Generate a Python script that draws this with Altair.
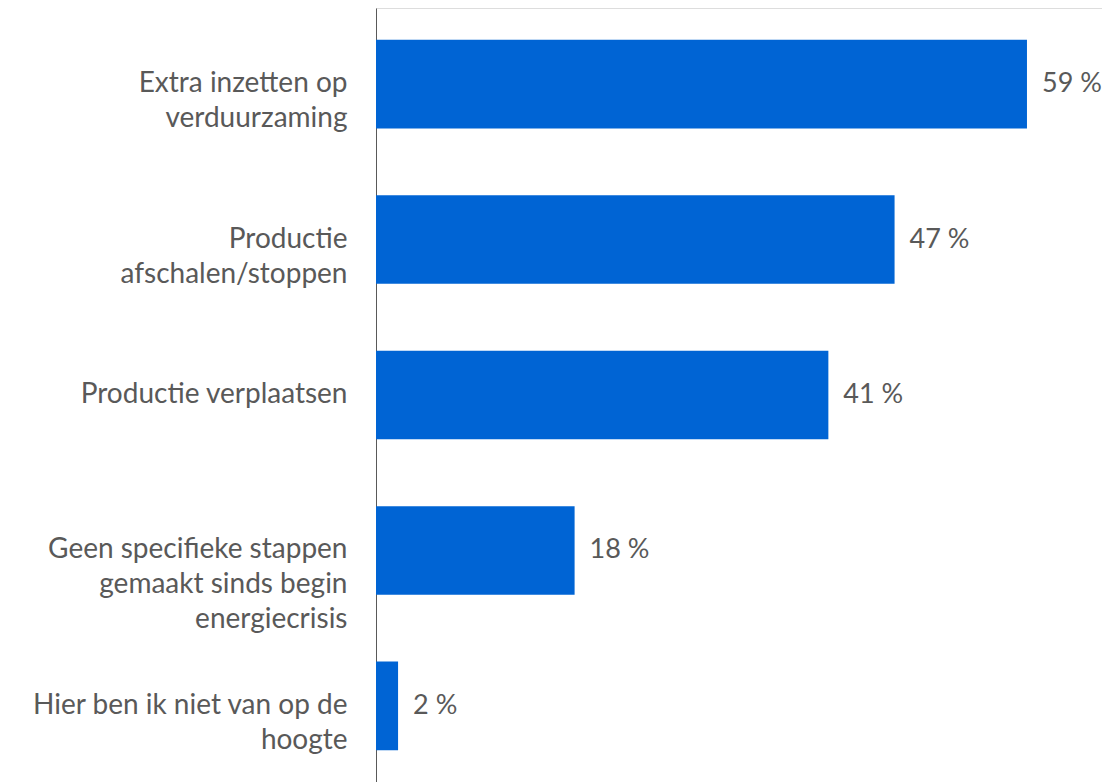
import altair as alt
import pandas as pd

categories = [
    "Extra inzetten op|verduurzaming",
    "Productie|afschalen/stoppen",
    "Productie verplaatsen",
    "Geen specifieke stappen|gemaakt sinds begin|energiecrisis",
    "Hier ben ik niet van op de|hoogte",
]
values = [59, 47, 41, 18, 2]
value_labels = ["59 %", "47 %", "41 %", "18 %", "2 %"]

df = pd.DataFrame({"cat": categories, "val": values, "lbl": value_labels})

FONT = "Lato"
TEXT_COLOR = "#595959"

y_enc = alt.Y(
    "cat:N",
    sort=categories,
    title=None,
    scale=alt.Scale(paddingInner=0.43, paddingOuter=0.205),
    axis=alt.Axis(
        labelExpr="split(datum.label, '|')",
        labelFont=FONT,
        labelFontSize=28,
        labelColor=TEXT_COLOR,
        labelLineHeight=35,
        labelPadding=29,
        labelLimit=400,
        ticks=False,
        domainColor="#595959",
        domainWidth=1,
        minExtent=368,
        maxExtent=368,
        grid=False,
    ),
)

x_enc = alt.X(
    "val:Q",
    title=None,
    scale=alt.Scale(domain=[0, 65.8], nice=False),
    axis=None,
)

bars = alt.Chart(df).mark_bar(color="#0064D4").encode(y=y_enc, x=x_enc)

text = alt.Chart(df).mark_text(
    align="left", baseline="middle", dx=15, font=FONT, fontSize=27, color=TEXT_COLOR
).encode(y=alt.Y("cat:N", sort=categories), x="val:Q", text="lbl:N")

chart = (
    alt.layer(bars, text)
    .properties(width=726, height=774, padding=0)
    .configure_view(stroke=None)
    .configure(background="white")
)

chart.save("out.html", embed_options={"renderer": "svg", "actions": False})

▬▬▬

▸ What is required
Restate the whole listing above exactly, except for its images.

▸ Result for this task
Generate a Python script that draws this with Altair.
import altair as alt
import pandas as pd

categories = [
    "Extra inzetten op|verduurzaming",
    "Productie|afschalen/stoppen",
    "Productie verplaatsen",
    "Geen specifieke stappen|gemaakt sinds begin|energiecrisis",
    "Hier ben ik niet van op de|hoogte",
]
values = [59, 47, 41, 18, 2]
value_labels = ["59 %", "47 %", "41 %", "18 %", "2 %"]

df = pd.DataFrame({"cat": categories, "val": values, "lbl": value_labels})

FONT = "Lato"
TEXT_COLOR = "#595959"

y_enc = alt.Y(
    "cat:N",
    sort=categories,
    title=None,
    scale=alt.Scale(paddingInner=0.43, paddingOuter=0.205),
    axis=alt.Axis(
        labelExpr="split(datum.label, '|')",
        labelFont=FONT,
        labelFontSize=28,
        labelColor=TEXT_COLOR,
        labelLineHeight=35,
        labelPadding=29,
        labelLimit=400,
        ticks=False,
        domainColor="#595959",
        domainWidth=1,
        minExtent=368,
        maxExtent=368,
        grid=False,
    ),
)

x_enc = alt.X(
    "val:Q",
    title=None,
    scale=alt.Scale(domain=[0, 65.8], nice=False),
    axis=None,
)

bars = alt.Chart(df).mark_bar(color="#0064D4").encode(y=y_enc, x=x_enc)

text = alt.Chart(df).mark_text(
    align="left", baseline="middle", dx=15, font=FONT, fontSize=27, color=TEXT_COLOR
).encode(y=alt.Y("cat:N", sort=categories), x="val:Q", text="lbl:N")

chart = (
    alt.layer(bars, text)
    .properties(width=726, height=774, padding=0)
    .configure_view(stroke=None)
    .configure(background="white")
)

chart.save("out.html", embed_options={"renderer": "svg", "actions": False})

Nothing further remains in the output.